STORED DATA >>

— begin —

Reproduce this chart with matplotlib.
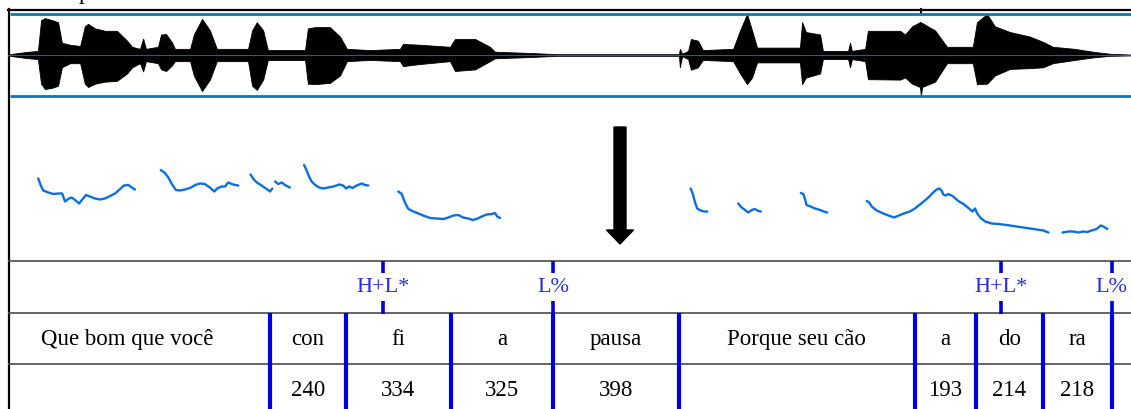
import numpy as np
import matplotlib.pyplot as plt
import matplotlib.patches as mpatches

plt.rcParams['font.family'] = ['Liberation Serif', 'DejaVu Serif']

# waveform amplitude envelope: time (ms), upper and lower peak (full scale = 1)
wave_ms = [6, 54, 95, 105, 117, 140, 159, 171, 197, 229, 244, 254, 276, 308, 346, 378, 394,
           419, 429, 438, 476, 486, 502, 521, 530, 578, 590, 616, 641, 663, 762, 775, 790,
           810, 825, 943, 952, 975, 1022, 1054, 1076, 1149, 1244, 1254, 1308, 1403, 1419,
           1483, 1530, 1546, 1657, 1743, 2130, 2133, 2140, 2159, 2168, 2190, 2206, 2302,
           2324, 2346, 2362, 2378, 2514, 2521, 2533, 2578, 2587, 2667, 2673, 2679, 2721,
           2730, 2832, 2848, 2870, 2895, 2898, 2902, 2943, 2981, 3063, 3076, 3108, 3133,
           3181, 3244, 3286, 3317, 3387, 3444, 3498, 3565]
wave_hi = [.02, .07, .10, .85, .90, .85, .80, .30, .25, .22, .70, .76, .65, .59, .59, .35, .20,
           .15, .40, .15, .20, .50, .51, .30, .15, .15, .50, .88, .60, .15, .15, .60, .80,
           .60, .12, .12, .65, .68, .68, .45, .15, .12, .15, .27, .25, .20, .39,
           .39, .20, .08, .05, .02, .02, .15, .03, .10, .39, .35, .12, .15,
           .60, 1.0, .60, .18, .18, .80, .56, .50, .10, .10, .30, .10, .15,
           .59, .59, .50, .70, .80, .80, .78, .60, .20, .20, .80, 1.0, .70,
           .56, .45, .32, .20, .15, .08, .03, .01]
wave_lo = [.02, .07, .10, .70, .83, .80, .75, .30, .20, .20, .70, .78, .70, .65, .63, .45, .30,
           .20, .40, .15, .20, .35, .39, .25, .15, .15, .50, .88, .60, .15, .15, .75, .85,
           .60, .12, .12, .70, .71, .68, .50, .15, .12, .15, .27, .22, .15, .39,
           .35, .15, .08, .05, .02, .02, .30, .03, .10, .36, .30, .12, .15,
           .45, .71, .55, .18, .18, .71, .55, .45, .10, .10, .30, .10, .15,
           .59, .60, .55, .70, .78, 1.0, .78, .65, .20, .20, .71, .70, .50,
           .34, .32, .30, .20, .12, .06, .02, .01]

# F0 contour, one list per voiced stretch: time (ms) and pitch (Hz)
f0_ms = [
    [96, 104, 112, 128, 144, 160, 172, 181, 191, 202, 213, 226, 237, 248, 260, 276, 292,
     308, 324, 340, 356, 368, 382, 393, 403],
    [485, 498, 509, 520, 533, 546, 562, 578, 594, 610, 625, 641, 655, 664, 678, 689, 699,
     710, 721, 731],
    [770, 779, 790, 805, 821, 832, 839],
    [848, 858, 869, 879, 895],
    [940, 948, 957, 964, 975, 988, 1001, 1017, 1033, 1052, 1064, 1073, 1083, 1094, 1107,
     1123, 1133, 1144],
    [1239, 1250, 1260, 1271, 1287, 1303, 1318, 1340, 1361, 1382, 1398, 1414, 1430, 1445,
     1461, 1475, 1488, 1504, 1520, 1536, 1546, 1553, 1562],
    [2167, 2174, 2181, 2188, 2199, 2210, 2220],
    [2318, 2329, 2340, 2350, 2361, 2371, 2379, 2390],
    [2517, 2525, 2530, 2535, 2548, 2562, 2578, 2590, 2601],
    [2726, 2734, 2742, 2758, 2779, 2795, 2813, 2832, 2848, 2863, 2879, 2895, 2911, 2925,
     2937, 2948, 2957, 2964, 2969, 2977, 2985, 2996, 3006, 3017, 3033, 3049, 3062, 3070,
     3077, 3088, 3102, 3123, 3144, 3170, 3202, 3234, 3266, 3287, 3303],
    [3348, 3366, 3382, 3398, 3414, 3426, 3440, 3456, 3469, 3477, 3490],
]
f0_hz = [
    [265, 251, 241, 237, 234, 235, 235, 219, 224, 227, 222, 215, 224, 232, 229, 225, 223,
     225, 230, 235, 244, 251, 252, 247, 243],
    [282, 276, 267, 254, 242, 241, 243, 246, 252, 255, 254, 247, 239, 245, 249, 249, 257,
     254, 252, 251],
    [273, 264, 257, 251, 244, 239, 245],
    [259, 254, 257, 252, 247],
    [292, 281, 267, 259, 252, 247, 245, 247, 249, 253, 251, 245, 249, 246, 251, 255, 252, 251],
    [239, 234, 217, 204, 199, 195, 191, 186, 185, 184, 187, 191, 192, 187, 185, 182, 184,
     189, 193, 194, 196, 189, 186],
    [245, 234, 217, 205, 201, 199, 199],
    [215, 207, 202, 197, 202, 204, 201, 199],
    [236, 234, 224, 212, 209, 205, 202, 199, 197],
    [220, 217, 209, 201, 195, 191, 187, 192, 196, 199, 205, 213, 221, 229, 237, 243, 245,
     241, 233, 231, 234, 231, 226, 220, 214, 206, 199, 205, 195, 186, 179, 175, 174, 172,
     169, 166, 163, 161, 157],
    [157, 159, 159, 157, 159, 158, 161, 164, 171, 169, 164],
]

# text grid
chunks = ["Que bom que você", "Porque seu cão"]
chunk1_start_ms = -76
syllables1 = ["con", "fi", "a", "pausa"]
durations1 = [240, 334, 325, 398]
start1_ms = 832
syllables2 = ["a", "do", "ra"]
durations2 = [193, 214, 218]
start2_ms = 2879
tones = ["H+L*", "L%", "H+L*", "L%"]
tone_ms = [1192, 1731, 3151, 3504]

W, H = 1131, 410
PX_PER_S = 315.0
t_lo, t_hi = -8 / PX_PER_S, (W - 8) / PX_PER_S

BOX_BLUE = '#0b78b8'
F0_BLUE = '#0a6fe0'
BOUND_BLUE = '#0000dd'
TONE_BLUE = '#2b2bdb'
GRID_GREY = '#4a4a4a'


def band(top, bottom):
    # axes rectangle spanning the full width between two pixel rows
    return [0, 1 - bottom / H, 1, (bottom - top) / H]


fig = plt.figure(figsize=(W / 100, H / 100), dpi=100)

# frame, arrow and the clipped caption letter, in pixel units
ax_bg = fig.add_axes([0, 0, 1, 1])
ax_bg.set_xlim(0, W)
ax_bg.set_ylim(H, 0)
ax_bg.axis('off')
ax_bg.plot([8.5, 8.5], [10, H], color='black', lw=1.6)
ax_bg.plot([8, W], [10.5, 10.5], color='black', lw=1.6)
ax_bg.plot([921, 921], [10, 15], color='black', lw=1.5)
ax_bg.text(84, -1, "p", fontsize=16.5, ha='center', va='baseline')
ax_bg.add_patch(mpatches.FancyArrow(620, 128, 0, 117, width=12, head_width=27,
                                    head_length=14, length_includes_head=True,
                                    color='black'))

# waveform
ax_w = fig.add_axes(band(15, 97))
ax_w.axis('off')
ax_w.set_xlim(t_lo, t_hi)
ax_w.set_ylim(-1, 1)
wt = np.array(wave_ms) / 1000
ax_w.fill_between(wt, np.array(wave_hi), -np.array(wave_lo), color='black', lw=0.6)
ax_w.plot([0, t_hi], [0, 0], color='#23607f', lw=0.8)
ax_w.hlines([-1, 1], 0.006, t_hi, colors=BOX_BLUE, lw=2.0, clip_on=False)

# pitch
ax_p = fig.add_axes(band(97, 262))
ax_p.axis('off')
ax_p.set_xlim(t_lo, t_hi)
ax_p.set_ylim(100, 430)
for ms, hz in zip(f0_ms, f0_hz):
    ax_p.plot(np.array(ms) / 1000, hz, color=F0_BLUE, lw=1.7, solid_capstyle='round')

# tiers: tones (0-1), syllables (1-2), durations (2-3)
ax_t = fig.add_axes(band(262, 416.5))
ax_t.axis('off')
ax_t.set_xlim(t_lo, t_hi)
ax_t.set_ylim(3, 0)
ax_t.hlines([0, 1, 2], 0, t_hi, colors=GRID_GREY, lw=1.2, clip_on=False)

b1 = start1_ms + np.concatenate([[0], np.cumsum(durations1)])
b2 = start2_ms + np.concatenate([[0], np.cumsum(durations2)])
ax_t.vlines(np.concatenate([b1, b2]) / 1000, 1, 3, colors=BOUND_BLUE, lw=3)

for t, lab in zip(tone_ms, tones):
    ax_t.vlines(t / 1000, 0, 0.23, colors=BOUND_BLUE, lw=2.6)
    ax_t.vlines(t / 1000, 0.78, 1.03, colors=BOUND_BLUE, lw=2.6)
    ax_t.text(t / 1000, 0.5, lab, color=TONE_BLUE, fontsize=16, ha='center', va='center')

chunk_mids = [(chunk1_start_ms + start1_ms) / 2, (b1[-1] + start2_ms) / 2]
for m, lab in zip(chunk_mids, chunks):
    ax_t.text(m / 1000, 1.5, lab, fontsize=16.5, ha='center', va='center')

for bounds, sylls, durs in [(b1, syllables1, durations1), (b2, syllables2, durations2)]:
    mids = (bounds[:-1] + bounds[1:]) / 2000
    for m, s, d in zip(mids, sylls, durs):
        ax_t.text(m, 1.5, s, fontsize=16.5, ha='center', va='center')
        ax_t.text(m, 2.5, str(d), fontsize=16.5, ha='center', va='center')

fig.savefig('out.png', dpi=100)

— end —

Skip the pictures, please, and transcribe only the lines from the beginning of the material through the one that contains "plt.rcParams['font.family'] = ['Liberation".

Reproduce this chart with matplotlib.
import numpy as np
import matplotlib.pyplot as plt
import matplotlib.patches as mpatches

plt.rcParams['font.family'] = ['Liberation Serif', 'DejaVu Serif']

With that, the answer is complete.